People who only pay attention to politics during elections — which, for the record, is most people that have a healthy set of priorities — often have an understandably misguided impression of how elections are won.
They hear talk in the news about a ballot question and think that whichever campaign has the best answer to that question, will be the one that wins.
What they are often missing is that the contest between campaigns is to make the ballot question the only one that their candidate can win on.
Put another way, if your hockey team is built on speed and skill, trying to out muscle a bruising defense-focused team is a losing strategy. Success comes from making your opponent play your game.
Toronto’s election has raised issues like affordability, transit, and public safety, but none have grabbed the headlines as much as the fate of a 50-plus year-old amusement park that has been officially closed for more than 10 years.
Ontario Place has been a dominant issue on the campaign and every candidate sees a different angle they can win on. In a recent interview with CBC, I called it a “Swiss Army knife” issue, because campaigns are able to use Ontario Place for whatever angle they need to spotlight their issues.
Housing was tied to Ontario Place, when one campaign proposed moving the Science Centre to Ontario Place, opening up land to build housing. When Premier Doug Ford seized on this himself, it showed campaigns that Ontario Place can generate more coverage through the Queen’s Park press gallery in addition to the reporters covering City Hall.
Relations with the Ontario government will always be an issue during Toronto elections — much of Mayor John Tory’s appeal was related to his ability to work with other orders of government. Some campaigns see Ontario Place as an opportunity to distinguish themselves on provincial relations, by promising to be a mayor who will stand up for Toronto by standing opposed to the province.
That could be a tough sell when municipalities are creatures of the province and this particular premier has had no issue using that leash to bring Toronto to heel. Still, the more Ford makes Toronto his personal urban planning playground, the more voters who might be open to a ballot question that asks who is the candidate to kick the premier out of the sandbox.
Along with masks, vaccines, and toilet paper, public green spaces were something that the public found in short supply during the worst days of the pandemic. A campaign that wants to champion more access to more green spaces in Toronto has Ontario Place ready to serve as the megaphone for their message.
Even candidates who don’t see a winning issue for their campaign with Ontario Place, can point out that talking about the park’s future means we aren’t talking about public safety or the city’s finances.
The flexibility of framing that Ontario Place offers campaigns, is supported by the other characteristic that is likely to keep it front and centre as an issue — familiarity. Whatever angle a campaign wants to apply to Ontario Place to support their own narratives, it will be helped by the fact that the site resonates with so many people.
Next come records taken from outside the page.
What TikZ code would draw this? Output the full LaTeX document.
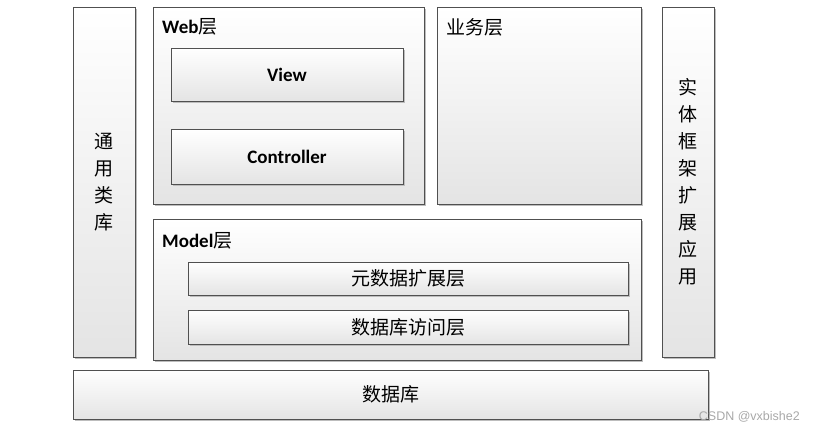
\documentclass[tikz,border=0pt]{standalone}
\usepackage{fontspec}
\setmainfont{Carlito}
\newfontfamily\cjk{Noto Sans CJK SC}
\newfontfamily\marksans{Liberation Sans}
\usetikzlibrary{shadows}

\begin{document}
\begin{tikzpicture}[x=1pt,y=-1pt,
  layerbox/.style={draw=boxline,line width=0.8pt,top color=white,bottom color=boxfill,
    drop shadow={shadow xshift=2pt,shadow yshift=-2pt,fill=shadowgray,opacity=1},
    anchor=north west,inner sep=0pt,outer sep=0pt},
  latinfont/.style={font=\bfseries\fontsize{19}{22}\selectfont},
  cjkfont/.style={font=\cjk\fontsize{19}{22}\selectfont},
  vertfont/.style={align=center,font=\cjk\fontsize{19}{27}\selectfont},
  title/.style={anchor=base west,inner sep=0pt}]
\definecolor{boxline}{HTML}{505050}
\definecolor{boxfill}{HTML}{E4E4E4}
\definecolor{shadowgray}{HTML}{BDBDBD}
\definecolor{markgray}{HTML}{A8A8A8}
\useasboundingbox (0,0) rectangle (813,432);
% side columns
\node [layerbox,vertfont,minimum width=62,minimum height=350] (lib) at (73,7) {通\\用\\类\\库};
\node [layerbox,vertfont,minimum width=52,minimum height=350] (ef) at (662,7) {实\\体\\框\\架\\扩\\展\\应\\用};
% web layer
\node [layerbox,minimum width=271,minimum height=197] (web) at (153,7) {};
\node [title] (webtitle) at (162,33) {{\bfseries\fontsize{19}{22}\selectfont Web}{\cjk\fontsize{19}{22}\selectfont 层}};
\node [layerbox,latinfont,minimum width=232,minimum height=53] (view) at (171,48) {View};
\node [layerbox,latinfont,minimum width=232,minimum height=55] (ctrl) at (171,129) {Controller};
% business layer
\node [layerbox,minimum width=204,minimum height=197] (biz) at (437,7) {};
\node [title,cjkfont] (biztitle) at (446,34) {业务层};
% model layer
\node [layerbox,minimum width=488,minimum height=141] (model) at (153,219) {};
\node [title] (modeltitle) at (162,247) {{\bfseries\fontsize{19}{22}\selectfont Model}{\cjk\fontsize{19}{22}\selectfont 层}};
\node [layerbox,cjkfont,minimum width=440,minimum height=33] (meta) at (188,262) {元数据扩展层};
\node [layerbox,cjkfont,minimum width=440,minimum height=34] (dal) at (188,310) {数据库访问层};
% database
\node [layerbox,cjkfont,minimum width=635,minimum height=49] (db) at (73,370) {数据库};
\node [anchor=east,inner sep=0pt,text=markgray,font=\marksans\fontsize{12.5}{14}\selectfont] (mark) at (800,417) {CSDN @vxbishe2};
\end{tikzpicture}
\end{document}
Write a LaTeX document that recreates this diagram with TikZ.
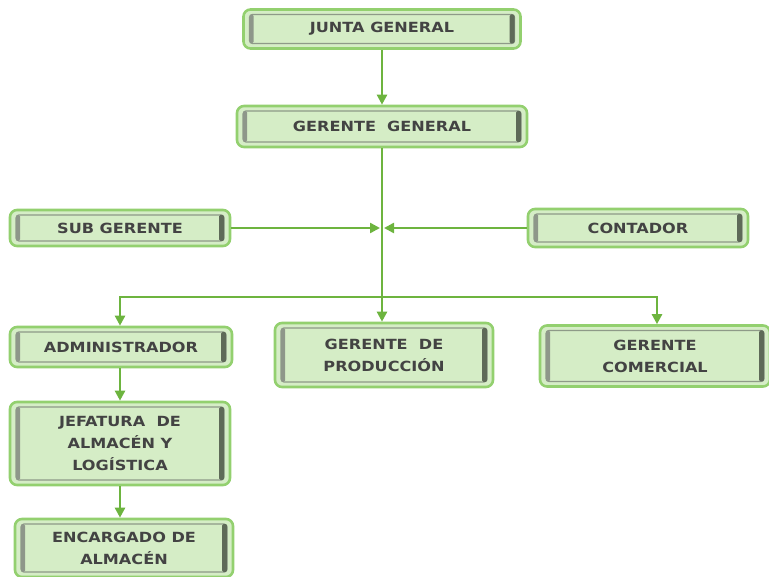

Voters have memories of concerts at the Forum, taking their kids to Children’s Village, or taking in lake views from the West Island. Ontario Place is tangible for people in a way that many of the more complex issues of municipal governance will never be.
Smart campaigns don’t try to write the better answer, they try to become the only answer to their own question.
It’s how Prime Minister Justin Trudeau became the obvious choice for change in 2015, and how Ford won in 2018 by shining a spotlight on the fiscal record of the previous government.
While the park’s future is in flux, Ontario Place is not going anywhere as a campaign issue in Toronto’s election. It raises so many different questions that every campaign believes there is one where their candidate will have the answer voters want to hear.